Returning to Sex with a Partner Postpartum
With plenty of water based lubricant, we attempted our first time back at sex post-baby with the communication prior that we’re ready to try, but might not go for very long or go to orgasm if it was too much for me.
And it went alright. It felt different for me. I could tell I was a bit guarded. I didn’t feel like moving much. And I mostly focused on relaxing and breathing. It was slightly uncomfortable around my scar, but overall not painful.
Each time after felt a little better, more enjoyable, less guarded, less sore, more ready to move/try various positions again. In the months that followed I still would get a slight twinge near my scar but it usually decreased with change in position or depth or speed. And as I continued to work on my scar, this lessened in intensity and frequency.
Other Things That Helped Me Postpartum
Here is a quick list of some of the things that I am thankful to have had during my postpartum recovery that I hope may help other mothers to be prepare for postpartum life.
- Easy to eat/digest foods: Smoothies, bone broths and protein shakes.
- Plenty of snacks on hand: nuts, Lara bars, fresh veggies, and fresh fruit.
- Keeping my water glass full!
- Fresh air .
- Showering in the morning before my husband left for work. This helped me start my day feeling clean and like I accomplished something.
- “Happy nipples,” a locally made nipple balm by Erica Macrum (I have also heard good things about Motherlove and Earthmama organics).
Things I Would Have Done Differently Postpartum
While the last six months have undoubtedly happened for a reason, and I am thankful for the growth that my partner and I have had through it all, there are a few thins I would do differently if I could:
Request More Paternity Leave of My Partner
Asked my husband to take 2 weeks of paternity leave. Summers are his busiest season with work so we hesitated to have him take more than 4 days off, but he’s my rock and I was really shook without him. I wish I would have had 2 weeks of just us to adjust to this transition.
Pick a Formula In Advance
Had a formula picked out just in case and/or a source of donor milk, so that I didn’t feel so pressured to provide all the food via breastfeeding or pumping (in case there was difficulty with production on my end).
Prepare for Breastfeeding Challenges
Once I realized I wasn’t supplying enough milk to my baby on my own, I wish I would have surrendered sooner to the idea that I may not exclusively be able to provide her food and used a combination of donor milk and/or formula, so that I could try a more relaxed breastfeeding/pumping schedule.

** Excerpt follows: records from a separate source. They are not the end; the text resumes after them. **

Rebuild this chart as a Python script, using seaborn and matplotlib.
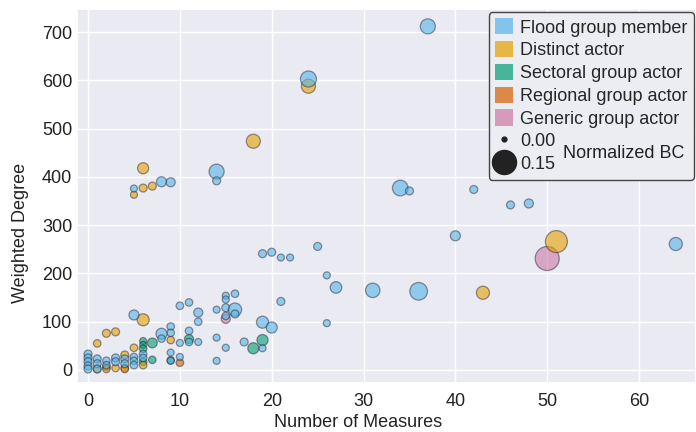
import numpy as np
import pandas as pd
import matplotlib.pyplot as plt
import seaborn as sns
from matplotlib.patches import Patch
from matplotlib.lines import Line2D

sns.set_theme(style='darkgrid')
plt.rcParams['font.family'] = ['Liberation Sans', 'DejaVu Sans']

# values
flood_x = [37, 24, 14, 14, 5, 8, 9, 34, 35, 42, 46, 48, 40, 64, 36, 31, 27, 25, 19, 20, 21, 22, 26, 26, 21,
           16, 15, 15, 15, 16, 14, 16, 15, 19, 20, 19, 17, 14, 15, 12, 12, 12, 14, 10, 11, 11, 11, 10, 9, 9,
           9, 10, 9, 8, 8, 5,
           0, 0, 0, 0, 0, 1, 1, 1, 2, 2, 3, 3, 4, 4, 5, 5, 5, 6, 6]
flood_y = [712, 603, 411, 392, 376, 390, 389, 377, 371, 374, 342, 345, 278, 261, 163, 165, 171, 256, 241, 244, 233, 233, 196, 97, 142,
           158, 154, 146, 129, 125, 125, 116, 112, 99, 88, 45, 58, 67, 46, 119, 100, 58, 19, 133, 140, 81, 58, 56, 90, 77,
           36, 27, 19, 75, 65, 114,
           33, 25, 17, 8, 2, 23, 13, 2, 19, 10, 25, 17, 23, 13, 27, 19, 10, 33, 25]
flood_bc = [0.055, 0.063, 0.055, 0.011, 0.007, 0.021, 0.016, 0.06, 0.011, 0.011, 0.011, 0.016, 0.021, 0.04, 0.078, 0.05, 0.03, 0.011, 0.011, 0.011, 0.007, 0.007, 0.007, 0.007, 0.011,
            0.009, 0.007, 0.007, 0.011, 0.042, 0.007, 0.011, 0.009, 0.033, 0.027, 0.007, 0.011, 0.007, 0.007, 0.016, 0.009, 0.007, 0.007, 0.009, 0.009, 0.009, 0.009, 0.007, 0.009, 0.009,
            0.007, 0.007, 0.007, 0.027, 0.009, 0.021,
            0.011, 0.011, 0.011, 0.011, 0.011, 0.011, 0.011, 0.011, 0.009, 0.009, 0.011, 0.011, 0.011, 0.011, 0.009, 0.009, 0.009, 0.009, 0.009]

distinct_x = [24, 18, 6, 5, 6, 7, 51, 43, 6, 2, 3, 1, 9, 1, 2, 3, 4, 4, 5, 6]
distinct_y = [588, 474, 418, 363, 377, 381, 266, 160, 104, 76, 79, 55, 62, 2, 2, 4, 2, 31, 46, 10]
distinct_bc = [0.047, 0.047, 0.027, 0.007, 0.011, 0.011, 0.124, 0.04, 0.033, 0.011, 0.011, 0.009, 0.009,
               0.009, 0.009, 0.009, 0.009, 0.011, 0.009, 0.009]

sectoral_x = [19, 18, 7, 7, 6, 6, 6, 6, 11, 9]
sectoral_y = [62, 45, 56, 21, 60, 52, 44, 17, 64, 20]
sectoral_bc = [0.027, 0.027, 0.02, 0.009, 0.007, 0.007, 0.009, 0.009, 0.016, 0.009]

regional_x = [10, 4, 2]
regional_y = [15, 4, 6]
regional_bc = [0.009, 0.009, 0.009]

generic_x = [50, 15]
generic_y = [231, 106]
generic_bc = [0.176, 0.016]

groups = ['Flood group member', 'Distinct actor', 'Sectoral group actor',
          'Regional group actor', 'Generic group actor']
colors = ['#56B4E9', '#E69F00', '#009E73', '#D55E00', '#CC79A7']

# draw order: pink first, blue last (on top)
df = pd.concat([
    pd.DataFrame({'x': generic_x, 'y': generic_y, 'bc': generic_bc, 'group': groups[4]}),
    pd.DataFrame({'x': regional_x, 'y': regional_y, 'bc': regional_bc, 'group': groups[3]}),
    pd.DataFrame({'x': sectoral_x, 'y': sectoral_y, 'bc': sectoral_bc, 'group': groups[2]}),
    pd.DataFrame({'x': distinct_x, 'y': distinct_y, 'bc': distinct_bc, 'group': groups[1]}),
    pd.DataFrame({'x': flood_x, 'y': flood_y, 'bc': flood_bc, 'group': groups[0]}),
], ignore_index=True)

fig = plt.figure(figsize=(6.96, 4.32), dpi=100)
ax = fig.add_axes([77 / 696, 1 - 383 / 432, 1 - 77 / 696, 374 / 432])

sns.scatterplot(data=df, x='x', y='y', hue='group', hue_order=groups, palette=colors,
                size='bc', sizes=(12, 300), size_norm=(0, 0.15), legend=False, ax=ax)

# translucent faces, faint dark edges
for coll in ax.collections:
    fc = coll.get_facecolors()
    fc[:, 3] = 0.6
    coll.set_facecolors(fc)
    coll.set_edgecolor((0.1, 0.1, 0.15, 0.45))
    coll.set_linewidth(0.9)

ax.set_xlim(-1.2, 66.2)
ax.set_ylim(-27, 748)
ax.set_xticks([0, 10, 20, 30, 40, 50, 60])
ax.set_yticks([0, 100, 200, 300, 400, 500, 600, 700])
ax.tick_params(labelsize=13, colors='#222222', length=0)
ax.tick_params(axis='x', pad=7)
ax.tick_params(axis='y', pad=3.5)
ax.set_xlabel('Number of Measures', fontsize=13, color='#222222')
ax.set_ylabel('Weighted Degree', fontsize=13, color='#222222')
ax.xaxis.set_label_coords(0.454, -0.083)
ax.yaxis.set_label_coords(-0.077, 0.40)

handles = [Patch(facecolor=c, alpha=0.7, edgecolor='none') for c in colors]
handles += [Line2D([], [], marker='o', linestyle='', color='#222222', markersize=np.sqrt(12)),
            Line2D([], [], marker='o', linestyle='', color='#222222', markersize=np.sqrt(300))]
labels = groups + ['0.00', '0.15']
leg = ax.legend(handles, labels, loc='upper right', bbox_to_anchor=(694 / 696, 1 - 12 / 432),
                bbox_transform=fig.transFigure, borderaxespad=0, fontsize=13,
                handlelength=1.0, handleheight=1.0, handletextpad=0.4, labelspacing=0.25,
                borderpad=0.35, frameon=True, fancybox=True, framealpha=1)
leg.get_frame().set_facecolor('#ECECF3')
leg.get_frame().set_edgecolor('#444444')
leg.get_frame().set_linewidth(1.0)

# "Normalized BC" sits to the right of the two size entries
fig.canvas.draw()
r = fig.canvas.get_renderer()
t0 = leg.get_texts()[5].get_window_extent(r)
t1 = leg.get_texts()[6].get_window_extent(r)
xr = t1.x1 + 8
ym = (t0.y0 + t1.y1) / 2
fx, fy = fig.transFigure.inverted().transform((xr, ym))
fig.text(fx, fy, 'Normalized BC', fontsize=13, color='#222222', ha='left', va='center')

fig.savefig('out.png', dpi=100)
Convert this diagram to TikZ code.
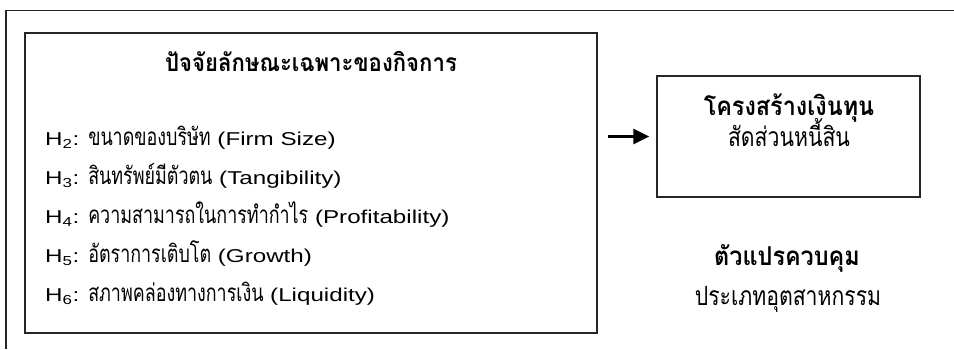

Rest More In Weeks 1 and 2
I wish I would have practiced what I preach to clients here. If my husband had been home and our baby better fed, I would hope to create a better set up that felt open/calm to heal and rest in. I spent a lot of time visualizing my birth space. I wish I would have spent more time visualizing my postpartum recovery space.
Closing Thoughts
Here we are six months postpartum. Things are pretty great. We have a very happy, healthy baby. She’s so easy going and fun to be with. Her giggles and cuddles are some of my favorite things to look forward to each day.
Just as there are a wide range of birth experiences possible, there can be a variety of postpartum journeys. Some things may be within your control and other things out of your control. Know that you’re not alone in this rollercoaster. And if you need further professional help, we’re here for you. All of us at the Vagina Whisperer have our own stories to tell, but we’re also here to listen to yours. We’re here to help you through your postpartum experience.